OK, so the good stuff you can sell for more “success,” whatever that means to you, and the cool but useless stuff will just sit there and hopefully remind you to invest your time more wisely in the future, and you’ll have to learn how to manage your cursed inventory as well. But to do anything at all with what’s in your warehouse, you’ll need the final ingredient: time.

Time is the magic ingredient that lets you turn the frozen energy in your life into success. Unlike money, or skills, or bad habits, which people have more or less of, time is something that you get a chunk of in the morning to spend throughout the day. You get the same amount as everyone else: you can’t choose to not spend it, and if you ask for more the universe will just laugh at you.

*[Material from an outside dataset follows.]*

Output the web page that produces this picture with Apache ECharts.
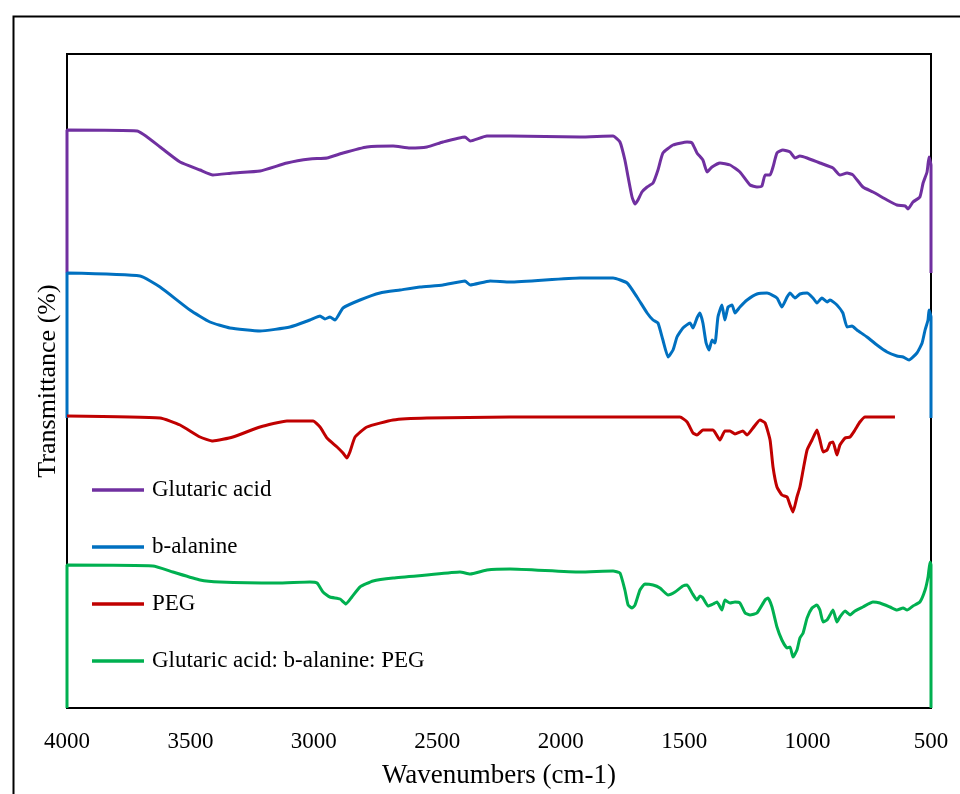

Try this thought experiment: pick someone living who you admire, someone who is successful in ways that you’d like to be successful: someone you envy (and see my previous podcast on the subject of envy so you understand why that’s not a bad thing). I’m willing to bet that one of the biggest differences between you and that successful person is how you spend your time.

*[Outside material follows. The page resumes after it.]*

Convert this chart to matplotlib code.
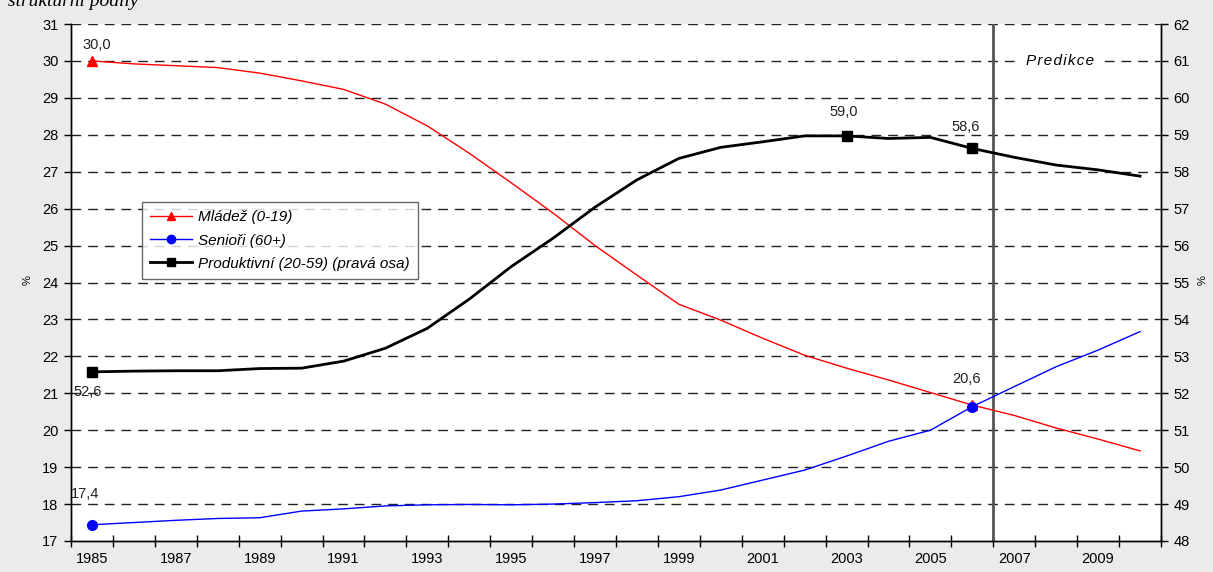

That’s right, you don’t get to spend more or less time, you only get to decide how to spend the time you do have. So time is also a form of energy flowing through your life.

OK, so let’s sum up. Life energy is meaningless without a way of measuring the rate at which you are successful. So start by figuring out what success means to you.

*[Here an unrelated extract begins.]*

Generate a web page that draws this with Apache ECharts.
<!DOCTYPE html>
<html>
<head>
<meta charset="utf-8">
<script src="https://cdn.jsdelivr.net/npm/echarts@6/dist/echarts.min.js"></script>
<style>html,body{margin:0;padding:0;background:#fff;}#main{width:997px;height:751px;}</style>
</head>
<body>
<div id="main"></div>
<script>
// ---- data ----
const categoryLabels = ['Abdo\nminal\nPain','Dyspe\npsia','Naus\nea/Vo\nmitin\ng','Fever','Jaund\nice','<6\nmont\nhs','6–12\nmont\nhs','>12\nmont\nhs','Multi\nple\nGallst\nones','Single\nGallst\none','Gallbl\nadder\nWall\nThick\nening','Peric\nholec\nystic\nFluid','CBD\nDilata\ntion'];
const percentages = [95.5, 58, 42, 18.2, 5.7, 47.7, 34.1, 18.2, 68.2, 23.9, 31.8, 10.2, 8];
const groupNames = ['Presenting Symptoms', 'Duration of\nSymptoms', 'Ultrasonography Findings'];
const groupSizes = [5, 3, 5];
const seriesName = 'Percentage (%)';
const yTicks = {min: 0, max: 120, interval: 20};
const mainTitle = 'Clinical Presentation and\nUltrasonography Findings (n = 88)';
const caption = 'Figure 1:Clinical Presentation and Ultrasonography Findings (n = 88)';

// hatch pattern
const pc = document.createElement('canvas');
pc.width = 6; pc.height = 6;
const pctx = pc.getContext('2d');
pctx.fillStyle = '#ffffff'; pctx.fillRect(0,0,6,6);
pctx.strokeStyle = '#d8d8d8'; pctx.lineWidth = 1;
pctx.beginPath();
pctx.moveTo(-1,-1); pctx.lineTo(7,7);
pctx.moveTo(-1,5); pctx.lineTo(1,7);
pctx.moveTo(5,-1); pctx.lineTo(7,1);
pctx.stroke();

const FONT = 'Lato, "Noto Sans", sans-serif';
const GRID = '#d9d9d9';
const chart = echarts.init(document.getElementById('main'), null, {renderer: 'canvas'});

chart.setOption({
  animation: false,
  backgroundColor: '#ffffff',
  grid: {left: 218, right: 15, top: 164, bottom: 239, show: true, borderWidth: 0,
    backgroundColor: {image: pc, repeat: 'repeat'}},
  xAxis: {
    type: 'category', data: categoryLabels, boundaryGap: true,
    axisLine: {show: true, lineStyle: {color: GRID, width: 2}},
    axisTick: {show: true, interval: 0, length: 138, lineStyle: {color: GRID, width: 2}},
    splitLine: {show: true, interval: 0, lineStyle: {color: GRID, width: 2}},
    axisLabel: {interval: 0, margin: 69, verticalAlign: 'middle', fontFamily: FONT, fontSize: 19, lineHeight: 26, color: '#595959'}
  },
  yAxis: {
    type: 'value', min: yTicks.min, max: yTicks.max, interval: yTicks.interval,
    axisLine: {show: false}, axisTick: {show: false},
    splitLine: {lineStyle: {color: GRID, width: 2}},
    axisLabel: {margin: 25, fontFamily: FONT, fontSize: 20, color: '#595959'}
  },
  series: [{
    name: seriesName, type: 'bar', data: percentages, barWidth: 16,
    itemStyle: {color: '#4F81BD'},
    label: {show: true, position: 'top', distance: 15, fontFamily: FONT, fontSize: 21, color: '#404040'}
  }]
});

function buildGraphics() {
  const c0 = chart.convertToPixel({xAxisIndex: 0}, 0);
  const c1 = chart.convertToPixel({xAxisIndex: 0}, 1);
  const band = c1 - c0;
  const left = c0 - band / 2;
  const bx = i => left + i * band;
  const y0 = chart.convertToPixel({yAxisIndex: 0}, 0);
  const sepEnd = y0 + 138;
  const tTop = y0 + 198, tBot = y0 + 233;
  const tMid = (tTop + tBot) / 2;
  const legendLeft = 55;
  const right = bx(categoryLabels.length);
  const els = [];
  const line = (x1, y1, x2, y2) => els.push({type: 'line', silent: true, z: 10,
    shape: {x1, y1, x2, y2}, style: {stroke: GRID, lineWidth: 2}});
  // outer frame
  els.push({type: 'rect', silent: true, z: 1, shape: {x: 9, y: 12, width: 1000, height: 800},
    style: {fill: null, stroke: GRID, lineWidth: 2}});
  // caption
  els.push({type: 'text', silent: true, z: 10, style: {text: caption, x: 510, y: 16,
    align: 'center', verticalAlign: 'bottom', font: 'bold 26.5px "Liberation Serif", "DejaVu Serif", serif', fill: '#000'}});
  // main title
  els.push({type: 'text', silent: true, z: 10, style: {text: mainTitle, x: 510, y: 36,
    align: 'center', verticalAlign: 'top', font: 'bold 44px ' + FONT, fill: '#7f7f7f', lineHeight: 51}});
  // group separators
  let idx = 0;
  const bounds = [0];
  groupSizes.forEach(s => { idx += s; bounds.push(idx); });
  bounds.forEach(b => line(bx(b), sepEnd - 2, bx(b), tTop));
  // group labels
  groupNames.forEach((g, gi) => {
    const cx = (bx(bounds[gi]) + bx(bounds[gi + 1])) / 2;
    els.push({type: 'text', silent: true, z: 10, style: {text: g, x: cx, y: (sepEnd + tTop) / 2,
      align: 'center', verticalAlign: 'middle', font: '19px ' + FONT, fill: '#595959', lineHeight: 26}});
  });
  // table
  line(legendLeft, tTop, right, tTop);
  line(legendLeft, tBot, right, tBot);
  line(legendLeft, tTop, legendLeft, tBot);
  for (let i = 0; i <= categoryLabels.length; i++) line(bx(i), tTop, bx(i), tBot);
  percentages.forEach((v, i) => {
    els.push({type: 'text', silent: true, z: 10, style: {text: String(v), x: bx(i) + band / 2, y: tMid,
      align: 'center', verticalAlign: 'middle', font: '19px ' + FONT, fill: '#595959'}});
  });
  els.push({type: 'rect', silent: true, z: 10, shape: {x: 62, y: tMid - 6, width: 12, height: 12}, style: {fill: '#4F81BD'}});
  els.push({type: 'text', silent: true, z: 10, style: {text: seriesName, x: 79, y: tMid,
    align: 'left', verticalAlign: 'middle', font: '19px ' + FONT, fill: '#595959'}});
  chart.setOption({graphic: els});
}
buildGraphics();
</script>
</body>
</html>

Then take stock of the energy frozen in your life: money, possessions, talents, skills.

Then there’s the liquid energy flowing through your life: the time you get to manage every day. You can invest that energy in buying more inventory, that is, learning new skills or unlearning bad habits, or you can use it to turn your inventory into increasing your rate of success.

There’s no single right answer for how to manage your life energy in all its forms. One thing I can say is that managing your life energy is a path of mastery. You can step onto or off of the path, but the path itself never ends.